» **REQUIRED TASK**:
Line by line, repeat the data below exactly, beginning at the first line and ending at the line with "import * as". Omit pictures.

= = =

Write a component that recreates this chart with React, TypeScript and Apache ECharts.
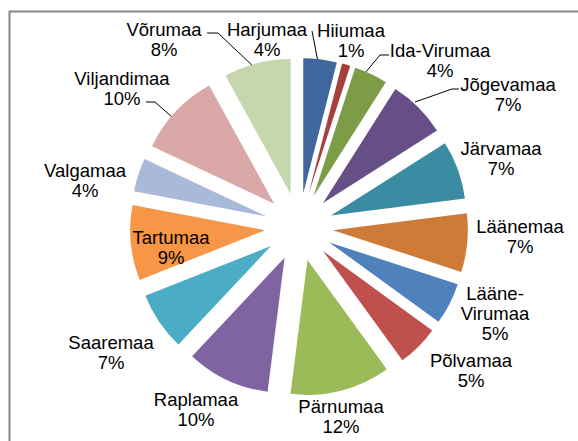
import React, { useEffect, useRef } from "react";
import * as echarts from "echarts";

const counties = [
  "Harjumaa", "Hiiumaa", "Ida-Virumaa", "Jõgevamaa", "Järvamaa", "Läänemaa",
  "Lääne-Virumaa", "Põlvamaa", "Pärnumaa", "Raplamaa", "Saaremaa", "Tartumaa",
  "Valgamaa", "Viljandimaa", "Võrumaa",
];
const shares = [4, 1, 4, 7, 7, 7, 5, 5, 12, 10, 7, 9, 4, 10, 8];
const colors = [
  "#3F679E", "#A83F3C", "#7D9C47", "#654F86", "#3A8CA3", "#CE7B37",
  "#4F81BD", "#C0504D", "#9BBB59", "#8064A2", "#4BACC6", "#F79646",
  "#A8B9DA", "#D9A8A7", "#C6D7AE",
];

// label layout (centre of each label block)
const labelPos: [number, number][] = [
  [267, 39], [351, 40], [440, 60], [508, 94], [501, 158], [520, 236],
  [495, 313], [471, 370], [341, 416], [196, 409], [111, 352], [171, 247],
  [85, 180], [122, 88], [164, 39],
];
const leaderLines: Record<number, number[][]> = {
  0: [[318, 62], [312, 31]],
  2: [[365, 73], [380, 55], [389, 55]],
  3: [[415, 102], [452, 89], [459, 89]],
  13: [[172, 117], [155, 102], [146, 102]],
  14: [[255, 68], [218, 33], [207, 33]],
};

const CENTER = [299, 227];
const RADIUS = 135;

export default function App() {
  const ref = useRef<HTMLDivElement>(null);
  useEffect(() => {
    if (!ref.current) return;
    const chart = echarts.init(ref.current, undefined, { renderer: "svg" });
    chart.setOption({
      animation: false,
      backgroundColor: "#ffffff",
      graphic: [
        {
          type: "line",
          shape: { x1: 9, y1: 11.5, x2: 578, y2: 11.5 },
          style: { stroke: "#868686", lineWidth: 2 },
          silent: true,
        },
        {
          type: "line",
          shape: { x1: 9.5, y1: 11, x2: 9.5, y2: 441 },
          style: { stroke: "#868686", lineWidth: 2 },
          silent: true,
        },
      ],
      series: [
        {
          type: "pie",
          center: CENTER,
          radius: [0, RADIUS],
          startAngle: 90,
          clockwise: true,
          selectedMode: "multiple",
          selectedOffset: 34,
          emphasis: { disabled: true },
          itemStyle: { borderWidth: 0 },
          label: { show: false },
          labelLine: { show: false },
          silent: true,
          data: counties.map((name, i) => ({
            name,
            value: shares[i],
            selected: true,
            itemStyle: { color: colors[i] },
          })),
        },
        {
          type: "pie",
          center: CENTER,
          radius: [0, RADIUS],
          startAngle: 90,
          clockwise: true,
          selectedMode: false,
          avoidLabelOverlap: false,
          emphasis: { disabled: true },
          silent: true,
          itemStyle: { color: "rgba(0,0,0,0)", borderWidth: 0 },
          label: {
            show: true,
            position: "outside",
            color: "#000",
            fontFamily: "'Liberation Sans', Arial, sans-serif",
            fontSize: 18.5,
            lineHeight: 20,
            formatter: (p: any) =>
              (p.name === "Lääne-Virumaa" ? "Lääne-\nVirumaa" : p.name) + "\n" + p.percent + "%",
          },
          labelLine: { show: true, lineStyle: { color: "#000", width: 1 } },
          labelLayout: (params: any) => {
            const i = params.dataIndex;
            const out: any = {
              x: labelPos[i][0],
              y: labelPos[i][1],
              align: "center",
              verticalAlign: "middle",
            };
            if (leaderLines[i]) out.labelLinePoints = leaderLines[i];
            return out;
          },
          data: counties.map((name, i) => ({
            name,
            value: shares[i],
            labelLine: { show: !!leaderLines[i] },
          })),
        },
      ],
    });
    return () => chart.dispose();
  }, []);
  return (
    <div
      ref={ref}
      style={{ position: "absolute", left: 0, top: 0, width: 578, height: 441 }}
    />
  );
}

= = =

» **WRITTEN RESPONSE**:
Write a component that recreates this chart with React, TypeScript and Apache ECharts.
import React, { useEffect, useRef } from "react";
import * as echarts from "echarts";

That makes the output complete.